----- Data for this exercise -----

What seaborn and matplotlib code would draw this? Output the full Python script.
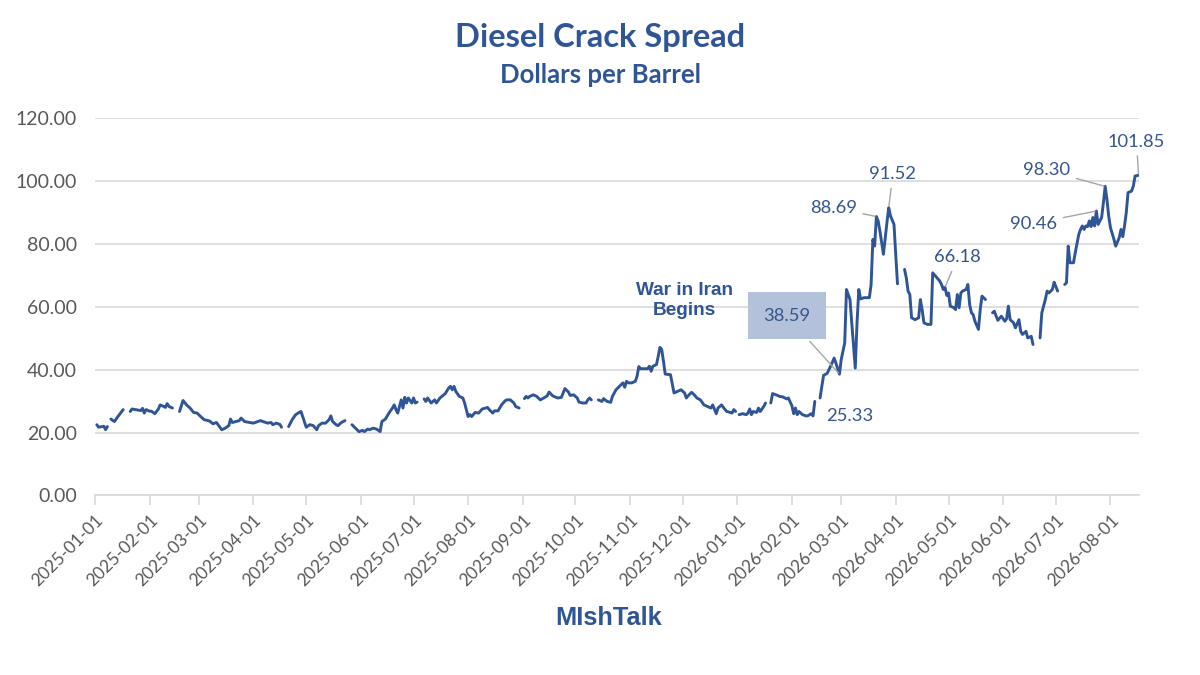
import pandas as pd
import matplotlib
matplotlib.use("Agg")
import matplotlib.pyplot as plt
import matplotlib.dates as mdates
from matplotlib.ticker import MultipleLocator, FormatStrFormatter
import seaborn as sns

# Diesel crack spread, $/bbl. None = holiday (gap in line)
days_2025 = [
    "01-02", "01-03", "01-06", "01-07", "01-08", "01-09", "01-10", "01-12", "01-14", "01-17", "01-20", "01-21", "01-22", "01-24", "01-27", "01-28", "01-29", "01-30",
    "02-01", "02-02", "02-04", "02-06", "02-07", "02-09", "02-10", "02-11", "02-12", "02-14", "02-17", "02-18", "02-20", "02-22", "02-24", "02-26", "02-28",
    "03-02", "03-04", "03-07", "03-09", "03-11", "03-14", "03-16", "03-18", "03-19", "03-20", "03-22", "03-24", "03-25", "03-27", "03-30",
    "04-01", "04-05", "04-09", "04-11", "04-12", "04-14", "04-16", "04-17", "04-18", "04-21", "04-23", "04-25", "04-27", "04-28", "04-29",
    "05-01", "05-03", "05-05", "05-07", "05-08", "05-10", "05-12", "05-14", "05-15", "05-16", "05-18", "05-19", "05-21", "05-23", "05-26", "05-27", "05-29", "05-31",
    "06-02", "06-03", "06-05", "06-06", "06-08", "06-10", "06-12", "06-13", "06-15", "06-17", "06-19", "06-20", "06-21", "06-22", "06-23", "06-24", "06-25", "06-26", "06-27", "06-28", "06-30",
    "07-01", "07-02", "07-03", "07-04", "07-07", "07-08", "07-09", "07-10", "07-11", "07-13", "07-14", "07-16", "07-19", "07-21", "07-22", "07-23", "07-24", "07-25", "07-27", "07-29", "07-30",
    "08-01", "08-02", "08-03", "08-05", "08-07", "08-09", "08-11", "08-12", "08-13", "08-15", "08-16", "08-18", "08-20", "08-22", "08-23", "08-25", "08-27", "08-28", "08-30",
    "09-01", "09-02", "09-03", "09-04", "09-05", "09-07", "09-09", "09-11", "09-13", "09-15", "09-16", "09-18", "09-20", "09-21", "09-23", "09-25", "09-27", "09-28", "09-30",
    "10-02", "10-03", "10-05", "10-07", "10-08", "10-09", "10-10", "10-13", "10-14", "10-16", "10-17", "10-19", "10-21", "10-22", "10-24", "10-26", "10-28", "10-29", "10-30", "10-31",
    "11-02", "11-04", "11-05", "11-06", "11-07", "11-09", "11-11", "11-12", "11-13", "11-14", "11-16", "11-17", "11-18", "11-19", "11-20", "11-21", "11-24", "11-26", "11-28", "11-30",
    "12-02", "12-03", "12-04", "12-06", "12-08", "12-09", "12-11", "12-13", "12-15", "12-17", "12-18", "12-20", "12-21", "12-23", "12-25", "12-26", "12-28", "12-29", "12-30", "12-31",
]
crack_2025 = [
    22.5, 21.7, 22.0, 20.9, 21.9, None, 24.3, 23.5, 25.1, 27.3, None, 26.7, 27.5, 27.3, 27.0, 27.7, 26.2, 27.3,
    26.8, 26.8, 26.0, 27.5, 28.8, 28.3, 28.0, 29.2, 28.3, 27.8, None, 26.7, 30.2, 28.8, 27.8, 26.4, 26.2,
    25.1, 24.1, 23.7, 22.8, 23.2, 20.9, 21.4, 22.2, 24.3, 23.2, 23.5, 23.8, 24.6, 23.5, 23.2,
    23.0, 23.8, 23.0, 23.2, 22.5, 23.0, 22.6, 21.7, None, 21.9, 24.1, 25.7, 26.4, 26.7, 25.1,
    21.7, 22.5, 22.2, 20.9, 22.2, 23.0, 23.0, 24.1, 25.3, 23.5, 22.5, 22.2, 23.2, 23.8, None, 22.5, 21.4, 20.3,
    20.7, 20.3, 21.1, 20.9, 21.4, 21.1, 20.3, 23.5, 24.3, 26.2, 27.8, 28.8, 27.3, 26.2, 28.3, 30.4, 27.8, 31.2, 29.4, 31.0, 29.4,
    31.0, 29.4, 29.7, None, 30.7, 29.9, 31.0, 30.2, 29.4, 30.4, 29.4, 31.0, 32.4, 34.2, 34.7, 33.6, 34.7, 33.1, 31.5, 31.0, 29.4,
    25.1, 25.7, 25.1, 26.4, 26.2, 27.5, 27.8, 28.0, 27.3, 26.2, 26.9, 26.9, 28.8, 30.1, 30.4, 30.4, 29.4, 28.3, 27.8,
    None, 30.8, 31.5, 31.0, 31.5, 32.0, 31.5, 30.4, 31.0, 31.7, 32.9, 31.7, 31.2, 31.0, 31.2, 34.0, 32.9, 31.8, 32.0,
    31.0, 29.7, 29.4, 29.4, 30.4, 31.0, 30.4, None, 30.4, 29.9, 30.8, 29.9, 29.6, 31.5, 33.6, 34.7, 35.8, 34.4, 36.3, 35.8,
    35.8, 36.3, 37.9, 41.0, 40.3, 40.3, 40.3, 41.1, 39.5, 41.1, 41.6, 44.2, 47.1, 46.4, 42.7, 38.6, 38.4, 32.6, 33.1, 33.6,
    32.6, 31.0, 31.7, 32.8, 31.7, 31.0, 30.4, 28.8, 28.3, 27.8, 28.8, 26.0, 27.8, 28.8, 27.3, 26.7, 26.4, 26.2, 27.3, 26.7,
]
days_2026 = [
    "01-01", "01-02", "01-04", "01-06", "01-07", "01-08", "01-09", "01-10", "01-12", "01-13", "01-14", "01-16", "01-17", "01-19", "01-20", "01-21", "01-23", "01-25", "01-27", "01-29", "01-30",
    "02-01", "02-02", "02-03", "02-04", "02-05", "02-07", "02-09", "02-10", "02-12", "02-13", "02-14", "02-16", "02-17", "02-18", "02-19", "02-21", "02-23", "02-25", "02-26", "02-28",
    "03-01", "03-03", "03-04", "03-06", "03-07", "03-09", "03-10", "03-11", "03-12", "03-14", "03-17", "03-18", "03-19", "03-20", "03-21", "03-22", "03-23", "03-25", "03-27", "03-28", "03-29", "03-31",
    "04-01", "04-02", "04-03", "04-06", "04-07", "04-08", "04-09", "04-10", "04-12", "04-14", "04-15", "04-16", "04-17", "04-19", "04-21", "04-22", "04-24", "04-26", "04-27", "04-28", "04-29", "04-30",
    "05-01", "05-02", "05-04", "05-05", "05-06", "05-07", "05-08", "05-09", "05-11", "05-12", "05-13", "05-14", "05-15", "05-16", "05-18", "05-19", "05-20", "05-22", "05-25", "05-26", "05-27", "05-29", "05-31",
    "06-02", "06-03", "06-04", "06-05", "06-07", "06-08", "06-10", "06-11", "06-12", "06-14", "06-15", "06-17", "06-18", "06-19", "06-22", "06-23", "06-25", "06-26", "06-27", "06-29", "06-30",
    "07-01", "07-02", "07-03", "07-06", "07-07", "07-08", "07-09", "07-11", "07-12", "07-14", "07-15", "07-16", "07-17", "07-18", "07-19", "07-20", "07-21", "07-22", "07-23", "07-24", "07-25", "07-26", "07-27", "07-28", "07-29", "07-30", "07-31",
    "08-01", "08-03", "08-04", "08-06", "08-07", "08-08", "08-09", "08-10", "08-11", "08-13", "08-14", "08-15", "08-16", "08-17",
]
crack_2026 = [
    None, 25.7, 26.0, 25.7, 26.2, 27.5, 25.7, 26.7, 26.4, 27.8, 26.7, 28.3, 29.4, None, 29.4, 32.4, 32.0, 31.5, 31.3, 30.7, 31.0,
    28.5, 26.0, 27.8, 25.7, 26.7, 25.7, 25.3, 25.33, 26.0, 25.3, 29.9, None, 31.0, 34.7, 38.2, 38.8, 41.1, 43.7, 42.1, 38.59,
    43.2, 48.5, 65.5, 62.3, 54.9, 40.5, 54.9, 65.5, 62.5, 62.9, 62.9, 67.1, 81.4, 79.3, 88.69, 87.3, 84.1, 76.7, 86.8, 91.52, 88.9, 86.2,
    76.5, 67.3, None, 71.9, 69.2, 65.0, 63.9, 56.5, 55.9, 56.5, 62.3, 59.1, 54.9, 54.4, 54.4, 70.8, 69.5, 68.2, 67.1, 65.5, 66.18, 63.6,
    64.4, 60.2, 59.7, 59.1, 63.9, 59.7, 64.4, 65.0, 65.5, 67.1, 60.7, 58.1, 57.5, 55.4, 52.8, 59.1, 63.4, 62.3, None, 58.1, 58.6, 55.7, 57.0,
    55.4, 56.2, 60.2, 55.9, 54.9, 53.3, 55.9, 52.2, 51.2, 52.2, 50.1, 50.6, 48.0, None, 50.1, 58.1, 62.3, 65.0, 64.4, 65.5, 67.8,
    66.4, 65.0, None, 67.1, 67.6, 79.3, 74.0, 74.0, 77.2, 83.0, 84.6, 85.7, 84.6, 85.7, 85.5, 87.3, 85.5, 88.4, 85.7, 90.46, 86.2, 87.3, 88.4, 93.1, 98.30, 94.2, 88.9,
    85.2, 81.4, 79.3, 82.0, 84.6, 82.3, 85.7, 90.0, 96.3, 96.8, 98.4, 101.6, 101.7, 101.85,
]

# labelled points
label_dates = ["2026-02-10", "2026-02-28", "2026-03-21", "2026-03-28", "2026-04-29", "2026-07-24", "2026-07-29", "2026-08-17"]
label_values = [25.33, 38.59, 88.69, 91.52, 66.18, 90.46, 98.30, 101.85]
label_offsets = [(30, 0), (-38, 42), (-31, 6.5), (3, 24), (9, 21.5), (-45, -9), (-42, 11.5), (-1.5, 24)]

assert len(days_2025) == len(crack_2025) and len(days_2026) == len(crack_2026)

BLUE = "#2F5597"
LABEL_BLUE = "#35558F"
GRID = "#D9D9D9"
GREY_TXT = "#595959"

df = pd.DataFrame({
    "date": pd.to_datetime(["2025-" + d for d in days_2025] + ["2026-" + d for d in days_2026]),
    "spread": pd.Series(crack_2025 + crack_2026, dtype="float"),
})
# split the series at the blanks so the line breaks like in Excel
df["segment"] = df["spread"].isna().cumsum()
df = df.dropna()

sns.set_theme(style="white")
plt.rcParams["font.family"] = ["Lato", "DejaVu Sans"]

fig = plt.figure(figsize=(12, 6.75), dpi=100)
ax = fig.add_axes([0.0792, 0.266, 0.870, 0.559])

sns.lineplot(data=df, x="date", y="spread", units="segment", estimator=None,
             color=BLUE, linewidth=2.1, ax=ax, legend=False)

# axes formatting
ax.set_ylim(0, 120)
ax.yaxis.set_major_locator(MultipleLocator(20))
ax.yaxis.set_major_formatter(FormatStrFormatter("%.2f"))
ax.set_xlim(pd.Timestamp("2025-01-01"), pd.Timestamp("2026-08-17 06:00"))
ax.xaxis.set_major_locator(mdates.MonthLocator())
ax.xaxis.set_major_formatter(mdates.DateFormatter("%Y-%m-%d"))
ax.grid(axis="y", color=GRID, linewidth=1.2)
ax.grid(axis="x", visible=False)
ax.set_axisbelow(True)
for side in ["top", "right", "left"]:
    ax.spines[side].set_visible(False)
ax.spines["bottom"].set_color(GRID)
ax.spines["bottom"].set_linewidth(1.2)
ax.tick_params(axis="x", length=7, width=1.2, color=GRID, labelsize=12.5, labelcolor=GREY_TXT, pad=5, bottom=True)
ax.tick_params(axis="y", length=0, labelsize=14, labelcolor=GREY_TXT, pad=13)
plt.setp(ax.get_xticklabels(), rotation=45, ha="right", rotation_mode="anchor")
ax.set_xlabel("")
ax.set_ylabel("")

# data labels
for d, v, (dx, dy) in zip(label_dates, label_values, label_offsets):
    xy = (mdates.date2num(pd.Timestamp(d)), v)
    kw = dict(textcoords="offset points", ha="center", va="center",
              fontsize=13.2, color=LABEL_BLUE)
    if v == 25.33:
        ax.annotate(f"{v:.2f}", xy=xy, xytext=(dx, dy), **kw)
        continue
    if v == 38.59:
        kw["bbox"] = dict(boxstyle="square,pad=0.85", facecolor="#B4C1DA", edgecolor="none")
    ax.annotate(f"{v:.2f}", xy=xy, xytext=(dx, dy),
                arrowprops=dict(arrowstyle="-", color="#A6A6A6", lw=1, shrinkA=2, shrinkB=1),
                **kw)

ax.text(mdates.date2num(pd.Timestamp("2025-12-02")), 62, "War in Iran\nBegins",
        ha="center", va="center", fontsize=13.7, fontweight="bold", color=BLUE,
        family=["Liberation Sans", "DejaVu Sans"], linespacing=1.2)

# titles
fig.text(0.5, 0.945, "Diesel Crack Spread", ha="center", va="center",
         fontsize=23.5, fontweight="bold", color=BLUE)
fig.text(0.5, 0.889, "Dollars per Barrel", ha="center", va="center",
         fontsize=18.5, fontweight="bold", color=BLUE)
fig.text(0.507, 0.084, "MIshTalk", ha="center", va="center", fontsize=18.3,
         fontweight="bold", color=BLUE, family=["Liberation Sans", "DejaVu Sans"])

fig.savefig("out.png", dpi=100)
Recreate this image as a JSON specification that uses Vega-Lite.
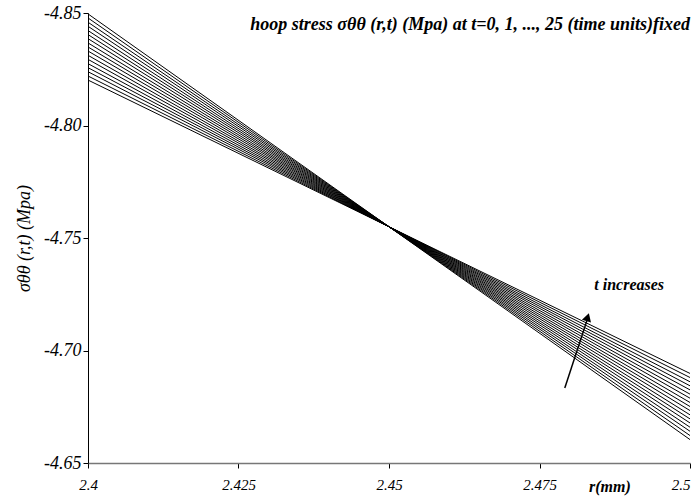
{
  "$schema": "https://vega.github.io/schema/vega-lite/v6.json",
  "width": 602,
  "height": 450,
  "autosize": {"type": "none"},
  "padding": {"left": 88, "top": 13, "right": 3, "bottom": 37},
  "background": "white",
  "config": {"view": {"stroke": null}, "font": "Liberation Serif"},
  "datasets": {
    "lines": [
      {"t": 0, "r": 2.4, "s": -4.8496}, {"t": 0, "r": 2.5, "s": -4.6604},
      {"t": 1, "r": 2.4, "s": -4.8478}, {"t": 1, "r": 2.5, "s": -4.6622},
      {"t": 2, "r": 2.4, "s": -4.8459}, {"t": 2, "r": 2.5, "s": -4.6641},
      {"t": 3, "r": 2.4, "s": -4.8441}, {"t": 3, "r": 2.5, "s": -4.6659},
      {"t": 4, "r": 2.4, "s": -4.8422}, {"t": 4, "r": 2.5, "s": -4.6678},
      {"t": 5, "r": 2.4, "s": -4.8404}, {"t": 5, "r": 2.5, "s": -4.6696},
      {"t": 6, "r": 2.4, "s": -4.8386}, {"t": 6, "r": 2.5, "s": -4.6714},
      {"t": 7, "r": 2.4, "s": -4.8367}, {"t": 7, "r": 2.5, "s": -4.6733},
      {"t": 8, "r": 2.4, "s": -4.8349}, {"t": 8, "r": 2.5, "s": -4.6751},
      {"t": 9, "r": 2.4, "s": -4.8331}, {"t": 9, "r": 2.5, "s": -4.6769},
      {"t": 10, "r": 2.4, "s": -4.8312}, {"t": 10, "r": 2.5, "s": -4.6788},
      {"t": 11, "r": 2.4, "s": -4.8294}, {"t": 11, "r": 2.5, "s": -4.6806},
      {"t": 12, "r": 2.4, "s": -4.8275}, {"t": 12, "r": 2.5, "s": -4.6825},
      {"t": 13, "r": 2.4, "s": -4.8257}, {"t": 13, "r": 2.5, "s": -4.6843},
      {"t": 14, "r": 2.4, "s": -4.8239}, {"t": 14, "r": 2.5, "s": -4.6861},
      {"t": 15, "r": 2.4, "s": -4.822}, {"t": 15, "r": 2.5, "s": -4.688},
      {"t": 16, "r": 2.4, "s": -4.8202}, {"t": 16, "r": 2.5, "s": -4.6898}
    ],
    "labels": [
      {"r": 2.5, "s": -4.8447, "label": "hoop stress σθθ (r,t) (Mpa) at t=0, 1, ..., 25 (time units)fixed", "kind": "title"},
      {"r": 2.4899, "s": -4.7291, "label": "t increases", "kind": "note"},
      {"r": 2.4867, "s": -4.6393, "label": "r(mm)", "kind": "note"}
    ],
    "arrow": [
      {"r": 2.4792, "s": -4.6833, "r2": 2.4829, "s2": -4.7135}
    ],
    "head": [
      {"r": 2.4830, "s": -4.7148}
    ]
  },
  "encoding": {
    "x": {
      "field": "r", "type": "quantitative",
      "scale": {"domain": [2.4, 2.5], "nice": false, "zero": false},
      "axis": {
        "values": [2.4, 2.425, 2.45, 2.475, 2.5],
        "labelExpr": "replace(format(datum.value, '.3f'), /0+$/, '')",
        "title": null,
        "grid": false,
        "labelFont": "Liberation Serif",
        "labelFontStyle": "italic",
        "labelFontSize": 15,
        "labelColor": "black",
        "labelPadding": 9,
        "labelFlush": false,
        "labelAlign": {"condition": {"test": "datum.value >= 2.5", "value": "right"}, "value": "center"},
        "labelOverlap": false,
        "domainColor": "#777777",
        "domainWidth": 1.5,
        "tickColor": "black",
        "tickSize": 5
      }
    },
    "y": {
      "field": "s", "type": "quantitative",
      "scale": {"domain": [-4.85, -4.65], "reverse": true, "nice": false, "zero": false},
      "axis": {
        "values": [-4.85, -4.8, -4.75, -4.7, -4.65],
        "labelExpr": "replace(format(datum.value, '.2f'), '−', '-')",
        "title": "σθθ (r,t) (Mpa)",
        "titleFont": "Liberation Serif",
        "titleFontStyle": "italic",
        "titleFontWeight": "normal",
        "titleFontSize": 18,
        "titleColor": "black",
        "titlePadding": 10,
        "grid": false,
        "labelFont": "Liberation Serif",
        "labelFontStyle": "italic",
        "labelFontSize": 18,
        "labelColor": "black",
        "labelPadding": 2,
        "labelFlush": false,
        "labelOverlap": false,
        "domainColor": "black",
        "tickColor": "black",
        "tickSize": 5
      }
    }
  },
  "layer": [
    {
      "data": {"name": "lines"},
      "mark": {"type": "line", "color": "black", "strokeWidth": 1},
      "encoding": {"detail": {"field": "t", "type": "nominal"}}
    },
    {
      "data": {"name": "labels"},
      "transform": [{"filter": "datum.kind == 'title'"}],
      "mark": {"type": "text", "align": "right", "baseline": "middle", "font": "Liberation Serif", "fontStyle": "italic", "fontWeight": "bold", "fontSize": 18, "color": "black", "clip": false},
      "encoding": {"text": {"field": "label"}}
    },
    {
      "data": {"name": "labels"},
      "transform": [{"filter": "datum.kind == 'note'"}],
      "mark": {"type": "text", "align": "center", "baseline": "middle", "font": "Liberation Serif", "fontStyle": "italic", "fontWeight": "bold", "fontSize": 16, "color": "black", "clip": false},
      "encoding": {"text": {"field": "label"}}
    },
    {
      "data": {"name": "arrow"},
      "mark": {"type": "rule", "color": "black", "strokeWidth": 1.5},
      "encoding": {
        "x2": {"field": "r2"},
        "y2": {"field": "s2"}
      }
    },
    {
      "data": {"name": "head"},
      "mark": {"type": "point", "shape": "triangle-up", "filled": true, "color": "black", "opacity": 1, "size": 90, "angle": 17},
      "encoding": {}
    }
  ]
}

-----

# To do
Quote, exactly and only, the lines from the first line of the data above through the line containing "import seaborn as sns". The pictures do not belong in it.

# Written reply
What seaborn and matplotlib code would draw this? Output the full Python script.
import pandas as pd
import matplotlib
matplotlib.use("Agg")
import matplotlib.pyplot as plt
import matplotlib.dates as mdates
from matplotlib.ticker import MultipleLocator, FormatStrFormatter
import seaborn as sns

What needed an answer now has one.